◆ **Dataset content**:
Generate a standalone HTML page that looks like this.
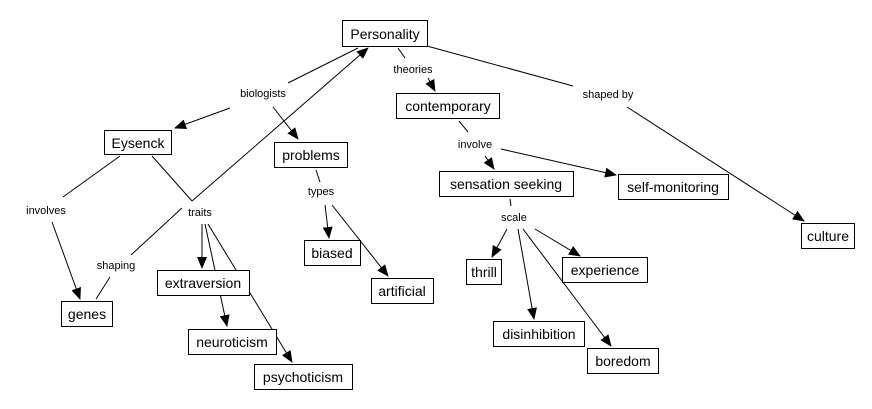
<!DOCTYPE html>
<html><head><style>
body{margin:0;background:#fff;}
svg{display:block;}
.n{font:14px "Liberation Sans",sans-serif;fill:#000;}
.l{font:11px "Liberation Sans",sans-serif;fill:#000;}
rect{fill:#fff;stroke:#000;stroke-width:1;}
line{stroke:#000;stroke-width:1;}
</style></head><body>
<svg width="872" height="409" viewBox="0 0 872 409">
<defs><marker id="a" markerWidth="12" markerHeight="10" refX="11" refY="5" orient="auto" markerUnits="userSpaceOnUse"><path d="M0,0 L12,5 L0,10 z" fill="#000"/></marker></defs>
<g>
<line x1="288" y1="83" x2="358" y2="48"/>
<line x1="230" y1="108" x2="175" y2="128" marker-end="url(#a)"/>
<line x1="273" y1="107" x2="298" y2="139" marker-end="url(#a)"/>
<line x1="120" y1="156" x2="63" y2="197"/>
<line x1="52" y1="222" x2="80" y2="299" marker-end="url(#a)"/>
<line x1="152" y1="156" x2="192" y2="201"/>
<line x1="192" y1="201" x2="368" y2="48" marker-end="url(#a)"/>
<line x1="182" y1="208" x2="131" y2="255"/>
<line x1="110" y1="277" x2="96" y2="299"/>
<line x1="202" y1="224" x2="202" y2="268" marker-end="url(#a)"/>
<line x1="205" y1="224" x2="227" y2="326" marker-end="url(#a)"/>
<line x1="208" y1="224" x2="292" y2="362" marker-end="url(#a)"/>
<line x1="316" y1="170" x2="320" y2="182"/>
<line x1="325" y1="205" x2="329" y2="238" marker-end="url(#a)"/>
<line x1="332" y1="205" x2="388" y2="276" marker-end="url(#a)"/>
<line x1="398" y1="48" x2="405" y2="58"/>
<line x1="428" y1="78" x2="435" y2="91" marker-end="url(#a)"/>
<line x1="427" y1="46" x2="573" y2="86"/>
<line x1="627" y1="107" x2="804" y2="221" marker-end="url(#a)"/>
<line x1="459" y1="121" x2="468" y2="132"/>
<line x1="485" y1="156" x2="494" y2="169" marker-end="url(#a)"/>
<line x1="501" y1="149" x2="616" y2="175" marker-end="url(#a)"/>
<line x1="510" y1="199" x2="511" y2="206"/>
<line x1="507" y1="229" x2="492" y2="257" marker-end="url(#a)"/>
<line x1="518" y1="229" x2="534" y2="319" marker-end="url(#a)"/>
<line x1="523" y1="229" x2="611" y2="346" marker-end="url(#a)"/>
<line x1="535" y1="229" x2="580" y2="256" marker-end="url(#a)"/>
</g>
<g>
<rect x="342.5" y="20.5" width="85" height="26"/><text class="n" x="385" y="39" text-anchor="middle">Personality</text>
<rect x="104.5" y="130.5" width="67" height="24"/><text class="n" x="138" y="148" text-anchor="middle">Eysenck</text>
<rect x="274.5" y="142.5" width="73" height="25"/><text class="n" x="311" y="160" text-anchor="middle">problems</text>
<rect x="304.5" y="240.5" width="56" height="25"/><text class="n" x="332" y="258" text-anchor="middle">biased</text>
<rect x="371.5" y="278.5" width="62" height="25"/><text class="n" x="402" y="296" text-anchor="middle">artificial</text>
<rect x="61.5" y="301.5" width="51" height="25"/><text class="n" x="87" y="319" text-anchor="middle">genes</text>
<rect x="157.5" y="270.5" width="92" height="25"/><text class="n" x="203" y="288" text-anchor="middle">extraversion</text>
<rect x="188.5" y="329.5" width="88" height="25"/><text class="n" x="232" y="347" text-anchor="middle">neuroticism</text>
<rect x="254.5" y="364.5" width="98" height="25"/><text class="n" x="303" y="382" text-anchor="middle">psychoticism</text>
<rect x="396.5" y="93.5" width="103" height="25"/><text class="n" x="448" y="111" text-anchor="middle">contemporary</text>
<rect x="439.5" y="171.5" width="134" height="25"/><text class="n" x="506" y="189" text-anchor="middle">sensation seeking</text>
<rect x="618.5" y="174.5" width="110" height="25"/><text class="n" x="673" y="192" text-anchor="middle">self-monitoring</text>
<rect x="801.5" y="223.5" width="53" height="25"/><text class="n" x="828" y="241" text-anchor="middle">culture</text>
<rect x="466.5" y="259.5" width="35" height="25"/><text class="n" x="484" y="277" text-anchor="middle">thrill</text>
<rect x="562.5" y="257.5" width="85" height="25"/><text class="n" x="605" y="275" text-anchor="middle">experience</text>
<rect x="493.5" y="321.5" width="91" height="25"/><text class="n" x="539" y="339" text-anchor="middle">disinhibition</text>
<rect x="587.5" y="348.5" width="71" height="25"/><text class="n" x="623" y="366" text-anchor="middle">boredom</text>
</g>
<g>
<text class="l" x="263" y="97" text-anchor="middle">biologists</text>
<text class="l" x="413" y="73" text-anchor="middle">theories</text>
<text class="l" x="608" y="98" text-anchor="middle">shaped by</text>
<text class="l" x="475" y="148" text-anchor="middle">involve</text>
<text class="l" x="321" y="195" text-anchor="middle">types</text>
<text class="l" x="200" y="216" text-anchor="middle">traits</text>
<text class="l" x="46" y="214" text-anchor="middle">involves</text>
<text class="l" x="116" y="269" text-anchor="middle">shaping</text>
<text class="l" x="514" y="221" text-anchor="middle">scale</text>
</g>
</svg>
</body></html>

◆ **Goal of the exercise**: Without the pictures, retype the whole of the material above exactly.

◆ **Result**:
Generate a standalone HTML page that looks like this.
<!DOCTYPE html>
<html><head><style>
body{margin:0;background:#fff;}
svg{display:block;}
.n{font:14px "Liberation Sans",sans-serif;fill:#000;}
.l{font:11px "Liberation Sans",sans-serif;fill:#000;}
rect{fill:#fff;stroke:#000;stroke-width:1;}
line{stroke:#000;stroke-width:1;}
</style></head><body>
<svg width="872" height="409" viewBox="0 0 872 409">
<defs><marker id="a" markerWidth="12" markerHeight="10" refX="11" refY="5" orient="auto" markerUnits="userSpaceOnUse"><path d="M0,0 L12,5 L0,10 z" fill="#000"/></marker></defs>
<g>
<line x1="288" y1="83" x2="358" y2="48"/>
<line x1="230" y1="108" x2="175" y2="128" marker-end="url(#a)"/>
<line x1="273" y1="107" x2="298" y2="139" marker-end="url(#a)"/>
<line x1="120" y1="156" x2="63" y2="197"/>
<line x1="52" y1="222" x2="80" y2="299" marker-end="url(#a)"/>
<line x1="152" y1="156" x2="192" y2="201"/>
<line x1="192" y1="201" x2="368" y2="48" marker-end="url(#a)"/>
<line x1="182" y1="208" x2="131" y2="255"/>
<line x1="110" y1="277" x2="96" y2="299"/>
<line x1="202" y1="224" x2="202" y2="268" marker-end="url(#a)"/>
<line x1="205" y1="224" x2="227" y2="326" marker-end="url(#a)"/>
<line x1="208" y1="224" x2="292" y2="362" marker-end="url(#a)"/>
<line x1="316" y1="170" x2="320" y2="182"/>
<line x1="325" y1="205" x2="329" y2="238" marker-end="url(#a)"/>
<line x1="332" y1="205" x2="388" y2="276" marker-end="url(#a)"/>
<line x1="398" y1="48" x2="405" y2="58"/>
<line x1="428" y1="78" x2="435" y2="91" marker-end="url(#a)"/>
<line x1="427" y1="46" x2="573" y2="86"/>
<line x1="627" y1="107" x2="804" y2="221" marker-end="url(#a)"/>
<line x1="459" y1="121" x2="468" y2="132"/>
<line x1="485" y1="156" x2="494" y2="169" marker-end="url(#a)"/>
<line x1="501" y1="149" x2="616" y2="175" marker-end="url(#a)"/>
<line x1="510" y1="199" x2="511" y2="206"/>
<line x1="507" y1="229" x2="492" y2="257" marker-end="url(#a)"/>
<line x1="518" y1="229" x2="534" y2="319" marker-end="url(#a)"/>
<line x1="523" y1="229" x2="611" y2="346" marker-end="url(#a)"/>
<line x1="535" y1="229" x2="580" y2="256" marker-end="url(#a)"/>
</g>
<g>
<rect x="342.5" y="20.5" width="85" height="26"/><text class="n" x="385" y="39" text-anchor="middle">Personality</text>
<rect x="104.5" y="130.5" width="67" height="24"/><text class="n" x="138" y="148" text-anchor="middle">Eysenck</text>
<rect x="274.5" y="142.5" width="73" height="25"/><text class="n" x="311" y="160" text-anchor="middle">problems</text>
<rect x="304.5" y="240.5" width="56" height="25"/><text class="n" x="332" y="258" text-anchor="middle">biased</text>
<rect x="371.5" y="278.5" width="62" height="25"/><text class="n" x="402" y="296" text-anchor="middle">artificial</text>
<rect x="61.5" y="301.5" width="51" height="25"/><text class="n" x="87" y="319" text-anchor="middle">genes</text>
<rect x="157.5" y="270.5" width="92" height="25"/><text class="n" x="203" y="288" text-anchor="middle">extraversion</text>
<rect x="188.5" y="329.5" width="88" height="25"/><text class="n" x="232" y="347" text-anchor="middle">neuroticism</text>
<rect x="254.5" y="364.5" width="98" height="25"/><text class="n" x="303" y="382" text-anchor="middle">psychoticism</text>
<rect x="396.5" y="93.5" width="103" height="25"/><text class="n" x="448" y="111" text-anchor="middle">contemporary</text>
<rect x="439.5" y="171.5" width="134" height="25"/><text class="n" x="506" y="189" text-anchor="middle">sensation seeking</text>
<rect x="618.5" y="174.5" width="110" height="25"/><text class="n" x="673" y="192" text-anchor="middle">self-monitoring</text>
<rect x="801.5" y="223.5" width="53" height="25"/><text class="n" x="828" y="241" text-anchor="middle">culture</text>
<rect x="466.5" y="259.5" width="35" height="25"/><text class="n" x="484" y="277" text-anchor="middle">thrill</text>
<rect x="562.5" y="257.5" width="85" height="25"/><text class="n" x="605" y="275" text-anchor="middle">experience</text>
<rect x="493.5" y="321.5" width="91" height="25"/><text class="n" x="539" y="339" text-anchor="middle">disinhibition</text>
<rect x="587.5" y="348.5" width="71" height="25"/><text class="n" x="623" y="366" text-anchor="middle">boredom</text>
</g>
<g>
<text class="l" x="263" y="97" text-anchor="middle">biologists</text>
<text class="l" x="413" y="73" text-anchor="middle">theories</text>
<text class="l" x="608" y="98" text-anchor="middle">shaped by</text>
<text class="l" x="475" y="148" text-anchor="middle">involve</text>
<text class="l" x="321" y="195" text-anchor="middle">types</text>
<text class="l" x="200" y="216" text-anchor="middle">traits</text>
<text class="l" x="46" y="214" text-anchor="middle">involves</text>
<text class="l" x="116" y="269" text-anchor="middle">shaping</text>
<text class="l" x="514" y="221" text-anchor="middle">scale</text>
</g>
</svg>
</body></html>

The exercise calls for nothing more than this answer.